Von Anfang an verstand Kaiser Karl sein Herrscheramt als heiligen Dienst an seinen Völkern. Sein ernstes Bestreben war es, der Berufung des Christen zur Heiligkeit auch in seinem politischen
Handeln zu folgen. Dabei war ihm der Gedanke der sozialen Liebe wichtig. Sei er uns allen ein Vorbild, besonders denen, die heute in Europa politische Verantwortung tragen!"
Wie man von Karls Anhängern vernimmt, soll der „Giftgas-Karli“ der erste Kriegsgegner des Habsburger Reiches gewesen sein.

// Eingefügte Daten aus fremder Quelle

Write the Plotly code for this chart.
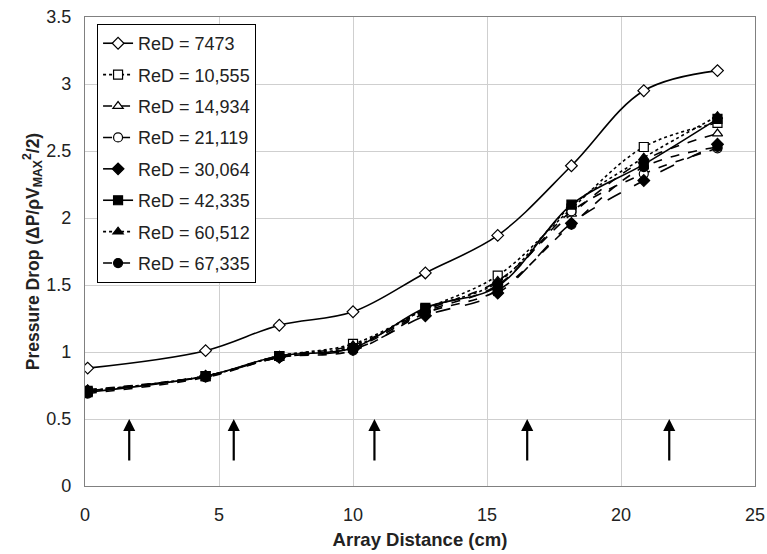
import plotly.graph_objects as go

x_cm = [0.1, 4.5, 7.25, 10.0, 12.7, 15.4, 18.15, 20.85, 23.6]

re_7473 = [0.88, 1.01, 1.20, 1.30, 1.59, 1.87, 2.39, 2.95, 3.10]
re_10555 = [0.71, 0.82, 0.97, 1.06, 1.32, 1.57, 2.07, 2.53, 2.71]
re_14934 = [0.72, 0.82, 0.97, 1.05, 1.31, 1.53, 2.03, 2.43, 2.63]
re_21119 = [0.71, 0.82, 0.96, 1.03, 1.30, 1.50, 2.05, 2.33, 2.52]
re_30064 = [0.71, 0.82, 0.96, 1.02, 1.27, 1.44, 1.96, 2.28, 2.55]
re_42335 = [0.70, 0.82, 0.97, 1.03, 1.33, 1.49, 2.10, 2.40, 2.74]
re_60512 = [0.71, 0.82, 0.97, 1.04, 1.32, 1.52, 2.09, 2.45, 2.76]
re_67335 = [0.69, 0.81, 0.96, 1.01, 1.29, 1.46, 1.95, 2.38, 2.53]

series_names = ["ReD = 7473", "ReD = 10,555", "ReD = 14,934", "ReD = 21,119",
                "ReD = 30,064", "ReD = 42,335", "ReD = 60,512", "ReD = 67,335"]

arrow_x = [1.65, 5.55, 10.8, 16.5, 21.8]
arrow_tip_y = 0.5
arrow_base_y = 0.18

FONT = "Liberation Sans, Arial, sans-serif"

styles = [
    dict(dash="solid", symbol="diamond", fill="white", size=9),
    dict(dash="dot", symbol="square", fill="white", size=9),
    dict(dash="dash", symbol="triangle-up", fill="white", size=9),
    dict(dash="dash", symbol="circle", fill="white", size=9),
    dict(dash="longdash", symbol="diamond", fill="black", size=9),
    dict(dash="solid", symbol="square", fill="black", size=9),
    dict(dash="dot", symbol="triangle-up", fill="black", size=9),
    dict(dash="dash", symbol="circle", fill="black", size=9),
]

data = [re_7473, re_10555, re_14934, re_21119, re_30064, re_42335, re_60512, re_67335]

fig = go.Figure()
for name, ys, st in zip(series_names, data, styles):
    fig.add_trace(go.Scatter(
        x=x_cm, y=ys, name=name, mode="lines+markers", legendgroup=name,
        line=dict(color="black", width=1.6, dash=st["dash"], shape="spline", smoothing=1.0),
        marker=dict(symbol=st["symbol"], size=st["size"], color=st["fill"],
                    line=dict(color="black", width=1.2)),
    ))

for ax_ in arrow_x:
    fig.add_annotation(
        x=ax_, y=arrow_tip_y, ax=ax_, ay=arrow_base_y,
        xref="x", yref="y", axref="x", ayref="y",
        showarrow=True, arrowhead=2, arrowsize=1.1, arrowwidth=2.2,
        arrowcolor="black", text="",
    )

fig.update_layout(
    width=767, height=554,
    margin=dict(l=85, r=12, t=17, b=68),
    paper_bgcolor="white", plot_bgcolor="white",
    font=dict(family=FONT, size=18, color="#222"),
    showlegend=True,
    legend=dict(
        x=0.018, y=0.985, xanchor="left", yanchor="top",
        bgcolor="white", bordercolor="black", borderwidth=1,
        font=dict(family=FONT, size=18, color="#222"),
        tracegroupgap=5, itemwidth=30,
    ),
    xaxis=dict(
        range=[0, 25], dtick=5, tick0=0, automargin=False,
        showgrid=True, gridcolor="#cfcfcf", gridwidth=1,
        showline=True, linecolor="#808080", linewidth=1.3, mirror=True,
        zeroline=False, ticks="", ticklabelstandoff=12,
        tickfont=dict(family=FONT, size=18, color="#222"),
        title=dict(text="<b>Array Distance (cm)</b>", standoff=9,
                   font=dict(family=FONT, size=18.5, color="#222")),
    ),
    yaxis=dict(
        range=[0, 3.5], dtick=0.5, tick0=0, automargin=False,
        showgrid=True, gridcolor="#cfcfcf", gridwidth=1,
        showline=True, linecolor="#808080", linewidth=1.3, mirror=True,
        zeroline=False, ticks="", ticklabelstandoff=9,
        tickfont=dict(family=FONT, size=18, color="#222"),
        title=dict(text="<b>Pressure Drop (ΔP/ρV<sub>MAX</sub><sup>2</sup>/2)</b>", standoff=2,
                   font=dict(family=FONT, size=17.5, color="#222")),
    ),
)

fig.write_html("out.html", config={"displayModeBar": False},
               post_script="document.body.style.margin='0px';")
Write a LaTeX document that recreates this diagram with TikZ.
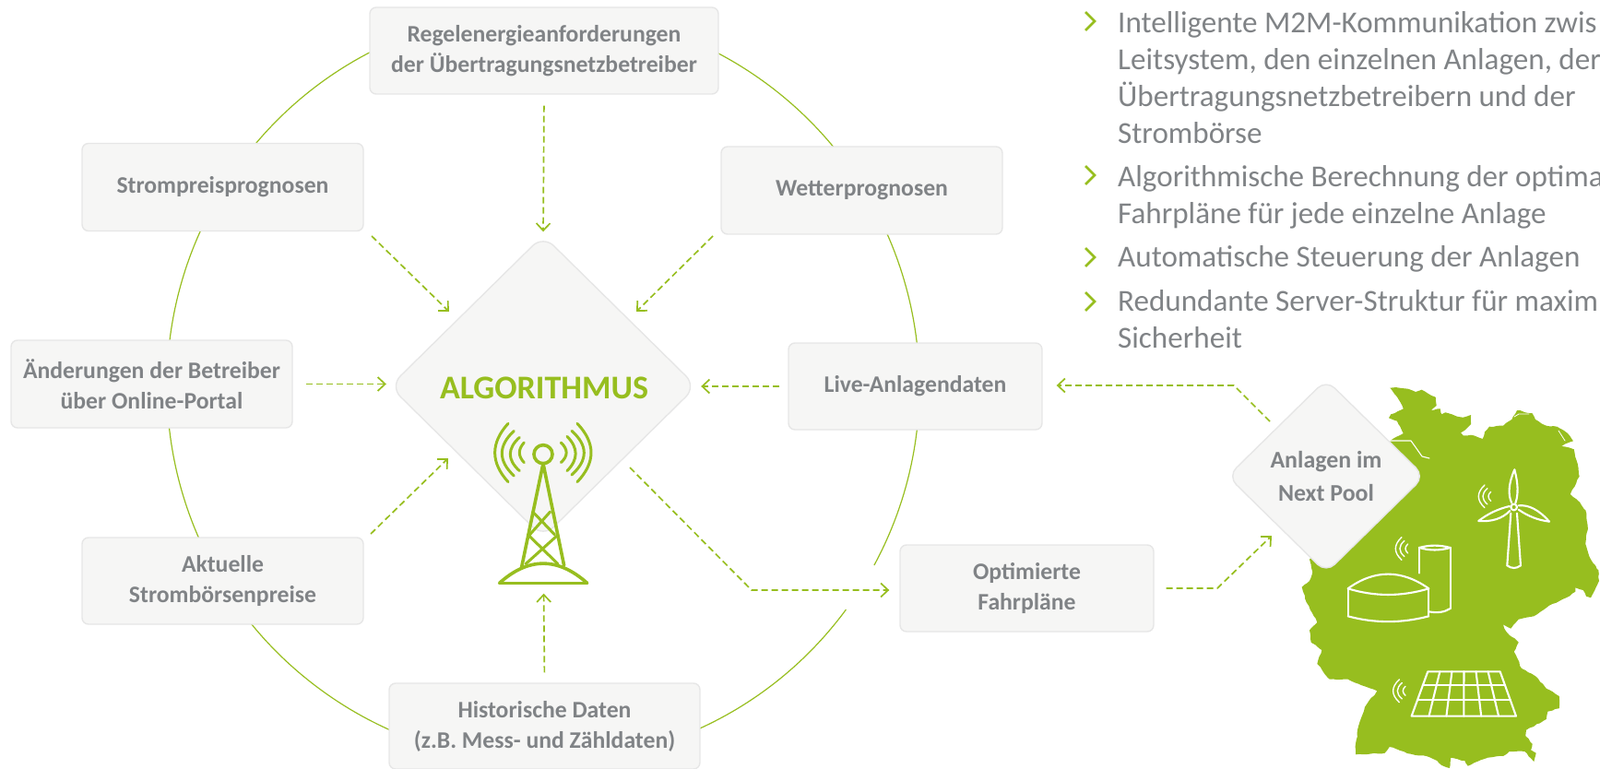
\documentclass[tikz,border=0pt]{standalone}
\usepackage{fontspec}
\setmainfont{Carlito}
\usetikzlibrary{arrows.meta,shapes.geometric,calc,decorations.pathmorphing}
\definecolor{nxgreen}{HTML}{97BE1F}
\definecolor{nxgray}{HTML}{808386}
\definecolor{nxfill}{HTML}{F6F6F5}
\definecolor{nxedge}{HTML}{E6E6E6}
\tikzset{
  infobox/.style={draw=nxedge,fill=nxfill,line width=1.4pt,rounded corners=7pt,inner sep=0pt,
    text=nxgray,align=center,font=\fontsize{25.7}{33}\selectfont\bfseries},
  rhomb/.style={diamond,aspect=1,draw=nxedge,fill=nxfill,line width=1.4pt,rounded corners=13pt,inner sep=0pt,
    text=nxgray,align=center,font=\fontsize{25.9}{36}\selectfont\bfseries},
  flow/.style={draw=nxgreen,line width=1.7pt,dash pattern=on 7pt off 4pt,
    -{Straight Barb[length=8pt,width=15pt,line width=1.7pt]}},
  ring/.style={draw=nxgreen,line width=1.2pt},
  bullettext/.style={anchor=north west,inner sep=0pt,align=left,text=nxgray,
    font=\fontsize{33.1}{40}\selectfont},
  chevron/.style={draw=nxgreen,line width=2.6pt},
  towerline/.style={draw=nxgreen,line width=3.6pt,line cap=round,line join=round},
  towerthin/.style={draw=nxgreen,line width=3pt,line cap=round,line join=round},
  iconline/.style={draw=white,line width=2.1pt,line cap=round,line join=round},
  wifiline/.style={draw=white,line width=1.4pt,line cap=round},
  riverline/.style={draw=white,line width=1.1pt,line cap=round,line join=round},
}
% a curve through a single control point: start x,y; control x,y; end x,y
\newcommand{\qc}[6]{(#1,#2) .. controls ({#1+2/3*(#3-#1)},{#2+2/3*(#4-#2)}) and ({#5+2/3*(#3-#5)},{#6+2/3*(#4-#6)}) .. (#5,#6)}
\newcommand{\wifimark}[2]{%
  \begin{scope}[shift={(#1,#2)}]
    \draw[wifiline] \qc{0}{-37}{-40}{0}{0}{37};
    \draw[wifiline] \qc{9}{-26}{-21}{0}{9}{26};
    \draw[wifiline] \qc{20}{-15}{4}{0}{20}{15};
  \end{scope}}
\begin{document}
\begin{tikzpicture}[x=1pt,y=-1pt]
\useasboundingbox (0,0) rectangle (1735,834);
% ring
\coordinate (ringc) at (589,419);
\draw[ring] ($(ringc)+(36.4:408)$) arc[start angle=36.4,delta angle=352,radius=408];
% map of Germany
\fill[nxgreen,decorate,decoration={random steps,segment length=4pt,amplitude=0.6pt}]
 (1507.3,420.7)--(1513.3,420)--(1526.7,421.7)--(1535,425)--(1541.7,422.7)--(1548.3,426.7)--(1556.7,430.7)--(1557.7,440)--(1551.7,445)--(1561.7,443.3)--(1563.3,449.3)--(1567.3,447.3)--(1580,451.7)--(1586.7,452.7)--(1595,450)--(1595,460)--(1588.3,466.7)--(1584,469.3)--(1586.7,472.3)--(1595,471.7)--(1607.7,476)--(1610,468.3)--(1615,462.7)--(1630,461.7)--(1639.3,455)--(1645,445)--(1661.7,448.3)--(1665,455)--(1676.7,461.7)--(1688.3,462.7)--(1700,470)--(1706,478.3)--(1696.7,481.7)--(1693.3,484)--(1706.7,487.3)--(1711.7,508.3)--(1712.7,516.7)--(1702.7,536)--(1713.3,545)--(1719.3,553.3)--(1721.7,570)--(1719.3,590)--(1723.3,603.3)--(1733.3,618.3)--(1734,630)--(1725,648.3)--(1720,646.7)--(1716.7,640)--(1708.3,637.3)--(1708.3,641.7)--(1698.3,648.3)--(1683.3,655)--(1663.3,668.3)--(1646.7,671.7)--(1638.3,681.7)--(1630,677.3)--(1633.3,685)--(1646.7,696.7)--(1641.7,706.7)--(1650,725)--(1665,733.3)--(1676.7,746.7)--(1690.7,755)--(1690.7,768.3)--(1678.3,771.7)--(1676.7,780)--(1655,791.7)--(1654.3,798.3)--(1661.7,806.7)--(1660,813.3)--(1665.7,816.7)--(1663.3,826)--(1653.3,815)--(1636.7,815)--(1630,820)--(1613.3,821.7)--(1591.7,830.7)--(1588.3,825)--(1573.3,821.7)--(1571.7,833)--(1563.3,830)--(1558.3,825)--(1546.7,820)--(1530,817.7)--(1518.3,814)--(1506.7,810)--(1501.7,816.7)--(1470,818.3)--(1470,806.7)--(1473.3,786.7)--(1480,766.7)--(1493.3,749.3)--(1476.7,743.3)--(1461.7,736.7)--(1441.7,736.7)--(1428.3,720)--(1433.3,705)--(1421.7,696.7)--(1420,683.3)--(1428.3,675)--(1416.7,653.3)--(1411.7,636.7)--(1420,630)--(1423.3,620)--(1420,606.7)--(1440,590)--(1500,500)--(1507.3,478.3)--(1521.7,470)--(1515,456.7)--(1506,453.3)--(1508.3,449.3)--(1521.7,443.3)--(1516.7,433.3)--cycle;
\draw[riverline] (1507,478)--(1520,478)--(1530,478)--(1535,485)--(1542,495)--(1550,497);
\draw[riverline,line width=0.8pt] (1642,452)--(1647,449)--(1658,449);
\draw[riverline,line width=0.8pt] (1690,467)--(1697,478);
\begin{scope}[shift={(1300,400)},x=0.3333pt,y=-0.3333pt]
  % wind turbine
  \draw[iconline] (1015,470)--(1003,640);
  \draw[iconline] \qc{1003}{640}{1025}{656}{1047}{640};
  \draw[iconline] (1047,640)--(1035,470);
  \draw[iconline] (1025,450) circle[radius=10];
  \draw[iconline] \qc{1018}{437}{998}{395}{1027}{328};
  \draw[iconline] \qc{1027}{328}{1045}{395}{1030}{437};
  \draw[iconline] \qc{1011}{447}{955}{460}{910}{495};
  \draw[iconline] \qc{910}{495}{975}{500}{1012}{462};
  \draw[iconline] \qc{1040}{445}{1090}{440}{1140}{497};
  \draw[iconline] \qc{1140}{497}{1085}{490}{1040}{458};
  \wifimark{930}{415}
  % biogas plant
  \draw[iconline] \qc{485}{715}{615}{621}{748}{715};
  \draw[iconline] \qc{485}{715}{615}{755}{748}{715};
  \draw[iconline] (485,715)--(485,805);
  \draw[iconline] (748,715)--(748,805);
  \draw[iconline] \qc{485}{805}{615}{840}{748}{805};
  \draw[iconline] (717,665)--(717,582);
  \draw[iconline] (818,582)--(818,780);
  \draw[iconline] \qc{717}{582}{767}{568}{818}{582};
  \draw[iconline] \qc{717}{582}{767}{597}{818}{582};
  \draw[iconline] \qc{818}{780}{790}{798}{748}{790};
  \wifimark{660}{585}
  % solar panel
  \draw[iconline] (745,985)--(980,985)--(1032,1130)--(692,1130)--cycle;
  \draw[iconline] (728,1030)--(996,1030);
  \draw[iconline] (712,1078)--(1013,1078);
  \foreach \i in {1,...,5} {
    \draw[iconline] ({745+\i*235/6},985)--({692+\i*340/6},1130);
  }
  \wifimark{652}{1048}
\end{scope}
% nodes
\node[infobox,minimum width=378pt,minimum height=94pt] (regel) at (590,55) {Regelenergieanforderungen\\der Übertragungsnetzbetreiber};
\node[infobox,minimum width=305pt,minimum height=95pt] (preis) at (241.5,203) {\raisebox{-2pt}{Strompreisprognosen}};
\node[infobox,minimum width=305pt,minimum height=95pt] (wetter) at (934.5,206.5) {\raisebox{2pt}{Wetterprognosen}};
\node[infobox,minimum width=305pt,minimum height=95pt] (betreiber) at (164.5,416.5) {Änderungen der Betreiber\\über Online-Portal};
\node[infobox,minimum width=275pt,minimum height=94pt] (live) at (992.5,419) {Live-Anlagendaten};
\node[infobox,minimum width=305pt,minimum height=94pt] (boerse) at (241.5,630) {Aktuelle\\Strombörsenpreise};
\node[infobox,minimum width=337pt,minimum height=93pt] (hist) at (590.5,787.5) {Historische Daten\\(z.B. Mess- und Zähldaten)};
\node[infobox,minimum width=275pt,minimum height=94pt] (fahr) at (1113.5,638) {Optimierte\\Fahrpläne};
\node[rhomb,minimum width=333pt,minimum height=328pt,rounded corners=16pt] (algo) at (589,419) {};
\node[rhomb,minimum width=214pt,minimum height=210pt] (anlagen) at (1438,516.5) {Anlagen im\\Next Pool};
\node[text=nxgreen,inner sep=0pt,font=\fontsize{36}{40}\selectfont\bfseries,anchor=base] (algotext) at (590,432) {ALGORITHMUS};
% tower
\begin{scope}[shift={(420,380)},x=0.3333pt,y=-0.3333pt]
  \draw[towerline] (507,338) circle[radius=30];
  \draw[towerthin] \qc{445}{300}{415}{333}{445}{365};
  \draw[towerthin] \qc{430}{283}{370}{338}{430}{392};
  \draw[towerthin] \qc{412}{262}{334}{335}{412}{408};
  \draw[towerthin] \qc{393}{238}{307}{333}{393}{428};
  \draw[towerthin] \qc{565}{300}{600}{333}{565}{365};
  \draw[towerthin] \qc{585}{280}{640}{336}{585}{392};
  \draw[towerthin] \qc{600}{262}{680}{333}{600}{405};
  \draw[towerthin] \qc{618}{238}{708}{333}{618}{428};
  \draw[towerline] (507,368)--(437,705);
  \draw[towerline] (507,368)--(575,700);
  \draw[towerthin] (473,525)--(545,600);
  \draw[towerthin] (530,525)--(463,600);
  \draw[towerthin] (463,605)--(555,695);
  \draw[towerthin] (550,605)--(450,695);
  \draw[towerline] \qc{365}{757}{507}{630}{650}{757};
  \draw[towerline] (365,757)--(650,757);
\end{scope}
% connector ends
\coordinate (preisout) at (403,256);
\coordinate (preisin) at (487,338);
\coordinate (wetterout) at (773,256);
\coordinate (wetterin) at (690,338);
\coordinate (boerseout) at (402,579);
\coordinate (boersein) at (486,497);
\coordinate (algoout) at (683,507);
\coordinate (fahrbend) at (815,640);
\coordinate (anlagenbendA) at (1320,638);
\coordinate (anlagenin) at (1379,581);
\coordinate (anlagenout) at (1377,457);
\coordinate (anlagenbendB) at (1338,418);
% connectors
\draw[flow,shorten <=12pt,shorten >=3pt] (regel.south) -- (algo.north);
\draw[flow] (preisout) -- (preisin);
\draw[flow] (wetterout) -- (wetterin);
\draw[flow,shorten <=14pt,shorten >=3pt] (betreiber.east) -- (betreiber.east -| algo.west);
\draw[flow,shorten <=9pt,shorten >=4pt] (live.west) -- (live.west -| algo.east);
\draw[flow] (boerseout) -- (boersein);
\draw[flow,shorten <=11pt,shorten >=60pt] (hist.north) -- (algo.south);
\draw[flow,shorten >=11pt] (algoout) -- (fahrbend) -- (fahrbend -| fahr.west);
\draw[flow,shorten <=13pt] (fahr.east) -- (anlagenbendA) -- (anlagenin);
\draw[flow,shorten >=15pt] (anlagenout) -- (anlagenbendB) -- (anlagenbendB -| live.east);
% bullet list
\node[bullettext] (b1) at (1212,7) {\strut Intelligente M2M-Kommunikation zwis\\Leitsystem, den einzelnen Anlagen, der\\Übertragungsnetzbetreibern und der\\Strombörse};
\node[bullettext] (b2) at (1212,174) {\strut Algorithmische Berechnung der optima\\Fahrpläne für jede einzelne Anlage};
\node[bullettext] (b3) at (1212,261) {\strut Automatische Steuerung der Anlagen};
\node[bullettext] (b4) at (1212,309) {\strut Redundante Server-Struktur für maxim\\Sicherheit};
\foreach \y in {23,190,279,327} {
  \draw[chevron] (1177,\y-10)--(1187,\y)--(1177,\y+10);
}
\end{tikzpicture}
\end{document}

Dazu passt, daß sein Enkel, jetzt schon wieder „Erzherzog Karl von Österreich“ genannt, während sich sein Vater noch mit einem schnöden „Otto Habsburg“ abfinden musste, 2012 dem Militärbischof für Österreich eine „Reliquie“ übergeben hat, die sodann in einer Gebetsnische platziert wurde. Zu diesem Anlass habe der "Erzherzog" Münzen verteilt.
Schon interessant: meines Wissens ist es in Österreich nach der Abschaffung des Adels und der Adelstitel, im Gegensatz zu Deutschland, nicht mal erlaubt, ein "von" als Namensbestandteil zu
führen. So mutet die mangelnde Trennschärfe zwischen dem "Haus Habsburg" und der Militärseelsorge der Republik Österreich doch etwas seltsam an. Während es 1982 noch zu einem medialen Tsunami
führte, daß Exkaiserin Zita als erstes Mitglied des "Erzhauses" nach Österreich einreisen durfte, ohne zuvor eine Loyalitätserklärung für die Republik abzugeben.
Die „Gebetsliga“, deren geschäftsführender Vorsitzender ein Brigadier/Brigadegeneral i.R. ist, bemüht sich jetzt um Karls Heiligsprechung. An der Seligsprechung von Kaiserin Zita wird ebenfalls gearbeitet.
Ebenfalls seit 2004 gibt es eine anscheinend sehr aktive Monarchistenliga. Von Deutschland aus schwer zu beurteilen, aber es mutet schon seltsam an.